Twenty years after the end of the conflict, peace in Northern Ireland still comes dropping slow. There is plenty of evidence that almost everyone who lives here wants to move on from the past. As they know, only too well, it takes time, care, and patience to build a new kind of society. Lasting trust is built on thousands of insignificant gestures of goodwill as much as it is on the public scaffolding of politics and law. But there is a lot of work to be done while it remains controversial to claim that killing lawyers is wrong.

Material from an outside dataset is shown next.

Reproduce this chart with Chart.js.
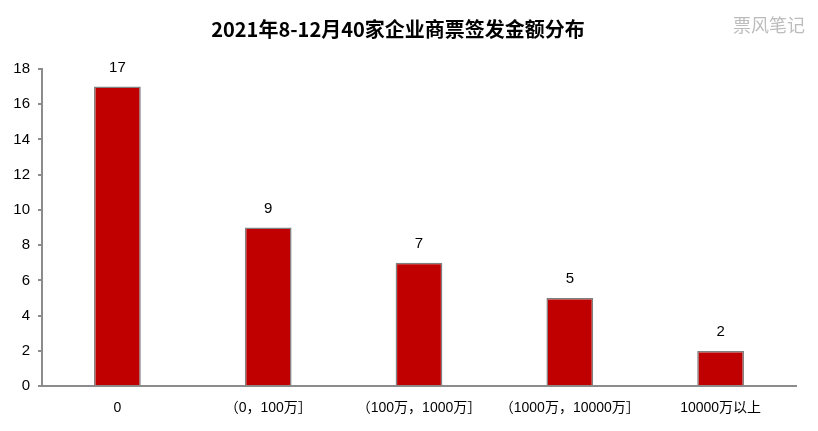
<!DOCTYPE html>
<html>
<head>
<meta charset="utf-8">
<script src="https://cdn.jsdelivr.net/npm/chart.js@4.4.1/dist/chart.umd.min.js"></script>
<style>
  html, body { margin: 0; padding: 0; background: #fff; }
  #wrap { width: 818px; height: 431px; }
</style>
</head>
<body>
<div id="wrap"><canvas id="chart" width="818" height="431"></canvas></div>
<script>
// 数据
const categories = ['0', '（0，100万］', '（100万，1000万］', '（1000万，10000万］', '10000万以上'];
const counts = [17, 9, 7, 5, 2];
const yTicks = [0, 2, 4, 6, 8, 10, 12, 14, 16, 18];

const titleText = '2021年8-12月40家企业商票签发金额分布';
const watermarkText = '票风笔记';

// 柱顶数值 + 水印
const labelPlugin = {
    id: 'barLabels',
    afterDatasetsDraw(chart) {
        const ctx = chart.ctx;
        const meta = chart.getDatasetMeta(0);
        ctx.save();
        ctx.fillStyle = '#000';
        ctx.font = '15px "Liberation Sans", Arial, sans-serif';
        ctx.textAlign = 'center';
        ctx.textBaseline = 'middle';
        meta.data.forEach((bar, i) => {
            ctx.fillText(String(counts[i]), bar.x, bar.y - 19);
        });
        // 水印
        ctx.fillStyle = '#bcbcbc';
        ctx.font = '18px "Noto Sans CJK SC", sans-serif';
        ctx.textAlign = 'center';
        ctx.fillText(watermarkText, 769, 25);
        ctx.restore();
    }
};

const axisColor = '#8c8c8c';

new Chart(document.getElementById('chart').getContext('2d'), {
    type: 'bar',
    data: {
        labels: categories,
        datasets: [{
            data: counts,
            backgroundColor: '#c00000',
            borderColor: '#808080',
            borderWidth: 1.5,
            barPercentage: 0.31,
            categoryPercentage: 1
        }]
    },
    options: {
        responsive: false,
        animation: false,
        layout: { padding: { left: 0, right: 22, top: 0, bottom: 0 } },
        plugins: {
            legend: { display: false },
            tooltip: { enabled: false },
            title: {
                display: true,
                text: titleText,
                color: '#000',
                font: { family: '"Noto Sans CJK SC", sans-serif', size: 20, weight: 'bold', lineHeight: 1.2 },
                padding: { top: 17, bottom: 28 }
            }
        },
        scales: {
            x: {
                grid: { display: false, drawTicks: false },
                border: { color: axisColor, width: 2 },
                ticks: {
                    color: '#000',
                    padding: 14,
                    maxRotation: 0,
                    autoSkip: false,
                    font: { family: '"Liberation Sans", "Noto Sans CJK SC", sans-serif', size: 14 }
                }
            },
            y: {
                min: 0,
                max: 18,
                afterBuildTicks(scale) {
                    scale.ticks = yTicks.map(v => ({ value: v }));
                },
                afterFit(scale) {
                    scale.width = 42;
                },
                grid: { drawOnChartArea: false, drawTicks: true, tickLength: 4, color: axisColor, lineWidth: 2 },
                border: { color: axisColor, width: 2 },
                ticks: {
                    color: '#000',
                    padding: 8,
                    font: { family: '"Liberation Sans", Arial, sans-serif', size: 15 }
                }
            }
        }
    },
    plugins: [labelPlugin]
});
</script>
</body>
</html>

In the meantime, people of goodwill from every kind of background want to “keep alive the light of justice,” as Edgar Graham’s commemorative plaque puts it. Not many people pass that plaque these days. The parliament chamber in Stormont into which that foyer opens remains unused by politicians, as the province pushes ever further into its world-record-breaking achievement of being the jurisdiction with the longest period without a peacetime government.
In circumstances like these, it will never be easy or uncomplicated to “keep alive the light of justice.” In Northern Ireland, peace approaches cautiously, from silence and slow time. We will make better progress when our leaders can finally agree that killing lawyers is wrong.
Correction: An earlier version of this essay listed an incorrect first name for Miriam Daly. We regret the error.